I finally finished painting a black background for this tank. My least favorite thing about tanks is seeing all crap hanging down in the back (which is why I was so drawn to the Spec V...and got one for my first planted tank). This tank is also in a room with black furniture and a ton of ambient light and sunlight, so I think it won't be too dark even with the dark back.



After reading a lot of old posts I went with a can of cheap flat latex paint and a $2 sponge roller. I taped off the sides which worked perfectly. Taping the rim was less useful as I found it was difficult to remove the tape without tearing away some of the paint, so I had to do a little touch-up at the top and bottom after removing the rim tape. Next time I'll just use a tissue to wipe away any paint that gets on the rim - it is on the back so it is hidden anyway.

The paint is super-easy to remove (as I found out with the tape) which is why I went this way - if I hate it later I can take it off without breaking down the tank but to me it looks a lot better than a plastic film background and was cheaper too.

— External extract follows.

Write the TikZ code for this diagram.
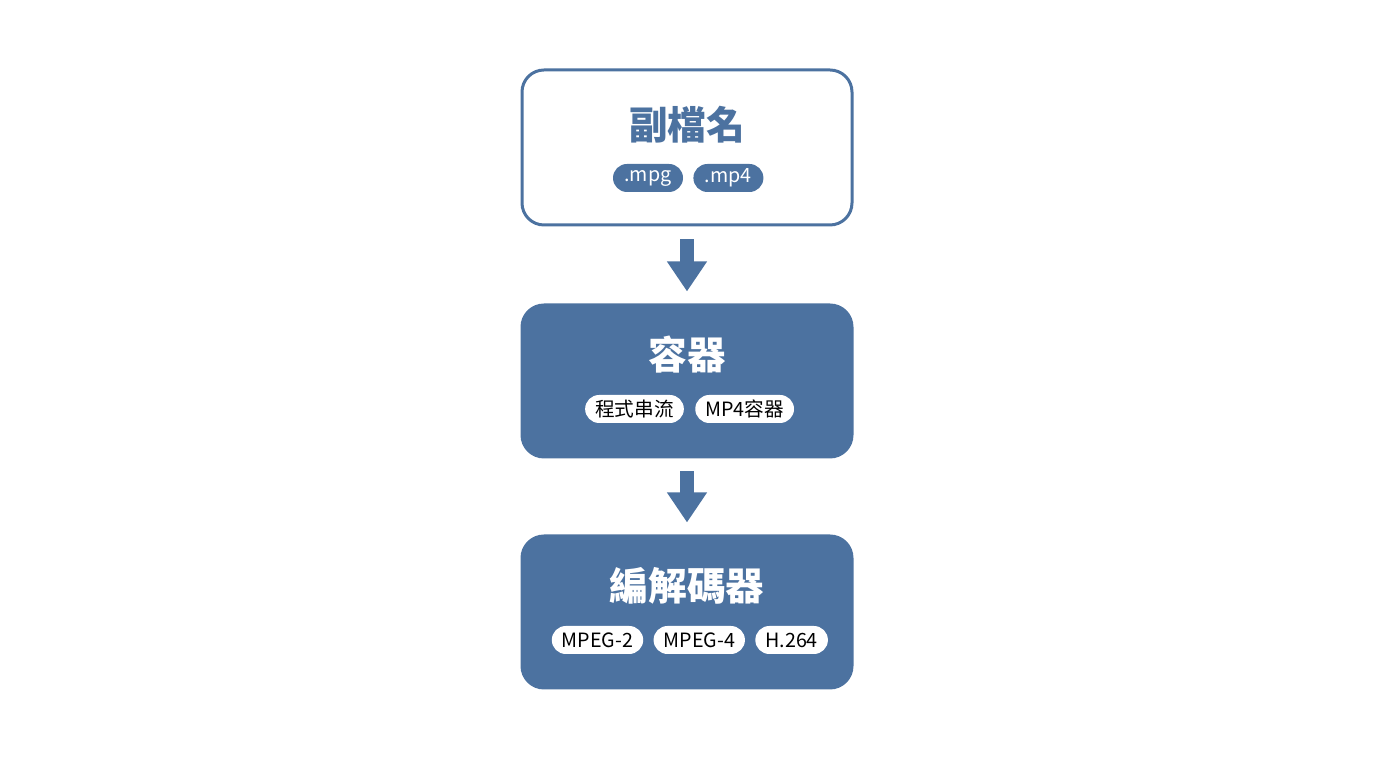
\documentclass[tikz,border=0pt]{standalone}
\usepackage{fontspec}
\setmainfont{Noto Sans CJK TC}
\usetikzlibrary{positioning,arrows.meta}
\definecolor{boxblue}{HTML}{4C72A0}
\tikzset{
    stage/.style={rounded corners=0.22cm, minimum width=3.3cm, minimum height=1.52cm, line width=0.03cm, draw=boxblue},
    title/.style={font=\fontsize{11pt}{13pt}\selectfont\bfseries},
    pill/.style={rounded corners=0.14cm, minimum height=0.28cm, inner xsep=0.1cm, inner ysep=0.04cm, font=\fontsize{5.6pt}{6pt}\selectfont},
    flow/.style={line width=0.14cm, draw=boxblue, -{Triangle[width=0.38cm,length=0.3cm]}, shorten <=0.13cm, shorten >=0.12cm}
}
\begin{document}
\begin{tikzpicture}
    \useasboundingbox (0,0) rectangle (13.76,7.68);

    % stages
    \node[stage, fill=white, minimum height=1.55cm] (ext) at (6.87,6.205) {};
    \node[stage, fill=boxblue] (cont) at (6.87,3.87) {};
    \node[stage, fill=boxblue] (codec) at (6.87,1.56) {};

    % titles
    \node[title, text=boxblue] (extT) at (6.87,6.43) {副檔名};
    \node[title, text=white] (contT) at (6.87,4.13) {容器};
    \node[title, text=white] (codecT) at (6.87,1.82) {編解碼器};

    % pills
    \node[pill, fill=boxblue, text=white, minimum width=0.7cm] (mpg) at (6.48,5.9) {.mpg};
    \node[pill, fill=boxblue, text=white, minimum width=0.7cm, right=0.09cm of mpg] (mpf) {.mp4};
    \node[pill, fill=white, text=black, minimum width=0.95cm] (ps) at (6.345,3.59) {程式串流};
    \node[pill, fill=white, text=black, minimum width=0.96cm, right=0.1cm of ps] (mpc) {MP4容器};
    \node[pill, fill=white, text=black, minimum width=0.91cm] (mpa) at (5.975,1.28) {MPEG-2};
    \node[pill, fill=white, text=black, minimum width=0.89cm, right=0.09cm of mpa] (mpb) {MPEG-4};
    \node[pill, fill=white, text=black, minimum width=0.72cm, right=0.09cm of mpb] (hh) {H.264};

    % arrows
    \draw[flow] (ext.south) -- (cont.north);
    \draw[flow] (cont.south) -- (codec.north);
\end{tikzpicture}
\end{document}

I went to find lava rock (great suggestion) but had no luck. The LFS did have a large bag of plain black gravel that was marked down because the stock guys ripped the bag and had to tape it back up (who would even care?). I snagged that and tomorrow I hope to pull out the sand, put in the gravel and cap it with the sand, and get a better visual on how high I can make the side hills stable. Then back to my constant fiddling with the hardscape. Maybe some day I'll get to put water in the thing, lol. I really kinda need to get going on it, as I have a CO2 setup waiting to go into my Spec V but I don't want to experiment with it until my fish are safely in a different tank. I may move some or all back eventually, but I won't be able to sleep until I get the hang of the CO2 Art regulator if I think my fish might suffer because of my inexperience or the quality of the gear (to be fair, the gear looks great, just quite inexpensive so I worry about reliability and delivery consistency).